Molina Whyte also found that having a female-led crew allowed for themes within the film to blossom in a way they may not have otherwise. “It’s interesting because, after reading the script, the women on the team started sharing their own experiences, from sexual harassment at work to controlling exes,” Molina Whyte explains. “It felt very empowering to see how the story was resonating with them and how it was informing their technical and artistic decisions.”
The Wilt director believes that women working in horror are helping to completely radicalise and reshape the genre because of their ability to recognise, and utilise, its potential. “Horror allows you to really get under the skin, in some cases literally, of societal, political, and cultural issues,” she says. “I think women in the industry are really harnessing that power to tell beautiful, horrifying stories.”
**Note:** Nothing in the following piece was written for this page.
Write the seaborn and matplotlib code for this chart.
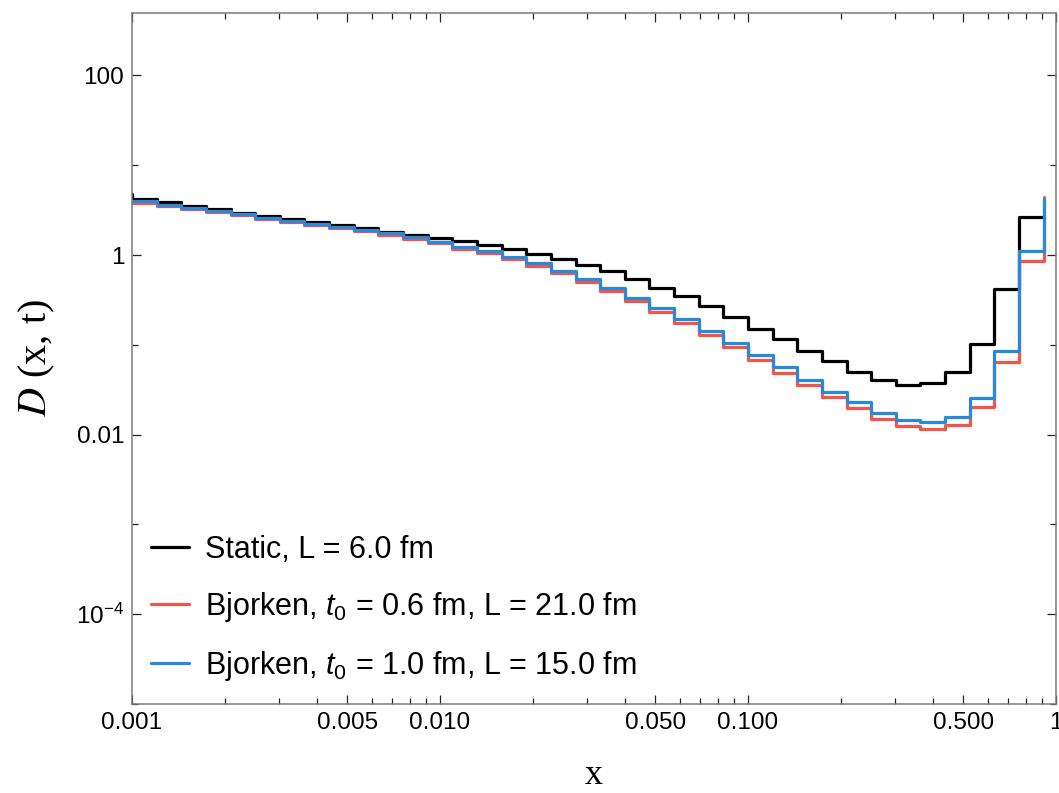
import numpy as np
import pandas as pd
import matplotlib
matplotlib.use("Agg")
import matplotlib.pyplot as plt
import seaborn as sns
from matplotlib.ticker import FixedLocator, FixedFormatter, NullFormatter

# ---------------- data ----------------
bin_edges = np.logspace(-3, -0.04, 38)   # 37 log-spaced bins

static_vals = [4.22, 3.87, 3.55, 3.24, 2.97, 2.75, 2.53, 2.32, 2.17, 1.99,
               1.82, 1.68, 1.55, 1.43, 1.29, 1.17, 1.04, 0.907, 0.784, 0.662,
               0.548, 0.435, 0.346, 0.268, 0.204, 0.152, 0.116, 0.0861, 0.0655, 0.0503,
               0.0410, 0.0360, 0.0377, 0.0499, 0.103, 0.421, 2.64]
static_start = 4.79

bj06_vals = [3.83, 3.52, 3.24, 3.00, 2.78, 2.55, 2.36, 2.18, 2.01, 1.84,
             1.68, 1.50, 1.36, 1.18, 1.05, 0.900, 0.764, 0.634, 0.504, 0.400,
             0.310, 0.235, 0.175, 0.1287, 0.0946, 0.0672, 0.0486, 0.0354, 0.0261, 0.0199,
             0.0150, 0.0124, 0.0115, 0.0127, 0.0204, 0.0638, 0.869]
bj06_end = 4.47

bj10_vals = [4.01, 3.64, 3.32, 3.08, 2.85, 2.61, 2.42, 2.24, 2.07, 1.91,
             1.75, 1.57, 1.41, 1.24, 1.105, 0.962, 0.813, 0.662, 0.540, 0.429,
             0.334, 0.257, 0.194, 0.1437, 0.105, 0.0763, 0.0561, 0.0410, 0.0301, 0.0232,
             0.0175, 0.0147, 0.0139, 0.0156, 0.0256, 0.0861, 1.12]
bj10_end = 4.18

series_labels = ["Static, L = 6.0 fm",
                 r"Bjorken, $t_0$ = 0.6 fm, L = 21.0 fm",
                 r"Bjorken, $t_0$ = 1.0 fm, L = 15.0 fm"]
series_colors = ["#000000", "#F0564A", "#2A88DA"]

x_major = [0.001, 0.005, 0.01, 0.05, 0.1, 0.5, 1]
x_major_labels = ["0.001", "0.005", "0.010", "0.050", "0.100", "0.500", "1"]
y_major = [1e-4, 1e-2, 1, 100]
y_major_labels = [r"$10^{-4}$", "0.01", "1", "100"]
y_minor = [1e-5, 1e-3, 1e-1, 10]

# ---------------- style ----------------
sns.set_theme(style="ticks")
plt.rcParams["font.family"] = ["Liberation Sans", "DejaVu Sans"]
plt.rcParams["mathtext.fontset"] = "custom"
plt.rcParams["mathtext.rm"] = "Liberation Sans"
plt.rcParams["mathtext.it"] = "Liberation Sans:italic"
plt.rcParams["text.color"] = "black"
plt.rcParams["axes.labelcolor"] = "black"
plt.rcParams["xtick.color"] = "black"
plt.rcParams["ytick.color"] = "black"

fig = plt.figure(figsize=(10.59, 7.93), dpi=100)
ax = fig.add_axes([0.12465, 0.11223, 0.87252, 0.87175])
ax.set_xscale("log")
ax.set_yscale("log")

edges = list(bin_edges)
df_static = pd.DataFrame({"x": [edges[0]] + edges,
                          "y": [static_start] + static_vals + [static_vals[-1]]})
df_b06 = pd.DataFrame({"x": edges, "y": bj06_vals + [bj06_end]})
df_b10 = pd.DataFrame({"x": edges, "y": bj10_vals + [bj10_end]})

for df, lab, col in zip([df_static, df_b06, df_b10], series_labels, series_colors):
    sns.lineplot(data=df, x="x", y="y", ax=ax, color=col, lw=2.3,
                 drawstyle="steps-post", estimator=None, sort=False, label=lab)

ax.set_xlim(0.001, 1)
ax.set_ylim(1e-5, 500)

ax.xaxis.set_major_locator(FixedLocator(x_major))
ax.xaxis.set_major_formatter(FixedFormatter(x_major_labels))
x_minor = [m * 10.0 ** k for k in (-3, -2, -1) for m in (2, 3, 4, 6, 7, 8, 9)]
ax.xaxis.set_minor_locator(FixedLocator(x_minor))
ax.xaxis.set_minor_formatter(NullFormatter())

ax.yaxis.set_major_locator(FixedLocator(y_major))
ax.yaxis.set_major_formatter(FixedFormatter(y_major_labels))
ax.yaxis.set_minor_locator(FixedLocator(y_minor))
ax.yaxis.set_minor_formatter(NullFormatter())

ax.tick_params(which="both", direction="in", top=True, right=True,
               color="#222222", width=0.9, labelcolor="black")
ax.tick_params(which="major", length=6.5, labelsize=17.5, pad=6)
ax.tick_params(which="minor", length=4.2)
ax.tick_params(axis="y", which="major", pad=5.5)
for sp in ax.spines.values():
    sp.set_color("#7a7a7a")
    sp.set_linewidth(1.1)

ax.set_xlabel("x", fontfamily="Liberation Serif", fontsize=26, labelpad=18,
              color="black")
ax.set_ylabel(r"$D$ (x, t)", fontfamily="Liberation Serif", fontsize=29,
              math_fontfamily="stix", labelpad=14, color="black")

leg = ax.legend(loc="upper left", bbox_to_anchor=(0.0206, 0.245), frameon=False,
                fontsize=22, handlelength=1.25, handletextpad=0.52,
                labelspacing=0.82, borderpad=0, borderaxespad=0)
for t in leg.get_texts():
    t.set_color("black")

fig.savefig("out.png", dpi=100)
Joining the community of fellow female horror fans and creators sounds almost like being welcomed into a sisterhood (or, perhaps more appropriately, a coven). Molina Whyte, Lennon, and Medina all cite the support of other women in the industry as instrumental to their success. Egoavil Medin says: “Everyone I've had the pleasure to work with has been so wonderful, hard working, inclusive and supportive. The whole experience of making Suspira has made me love horror even more — I didn't think that was possible.”
The main purpose of horror as a genre is to explore what scares us; to give a name to our deepest fears and, by doing so, reclaim power over them. Women, especially non-white, non-straight, non-cis women, know what it’s like to live in a world of fear; and, in some cases, a world that fears you. Racism (misogynoir especially), homophobia, and transphobia are all built on a loathing that wrongfully turns the marginalised into the monster. By promoting and supporting intersectionality and women in horror, we allow a different perspective; one where these groups tell their own stories. And that’s a much less scary world to live in.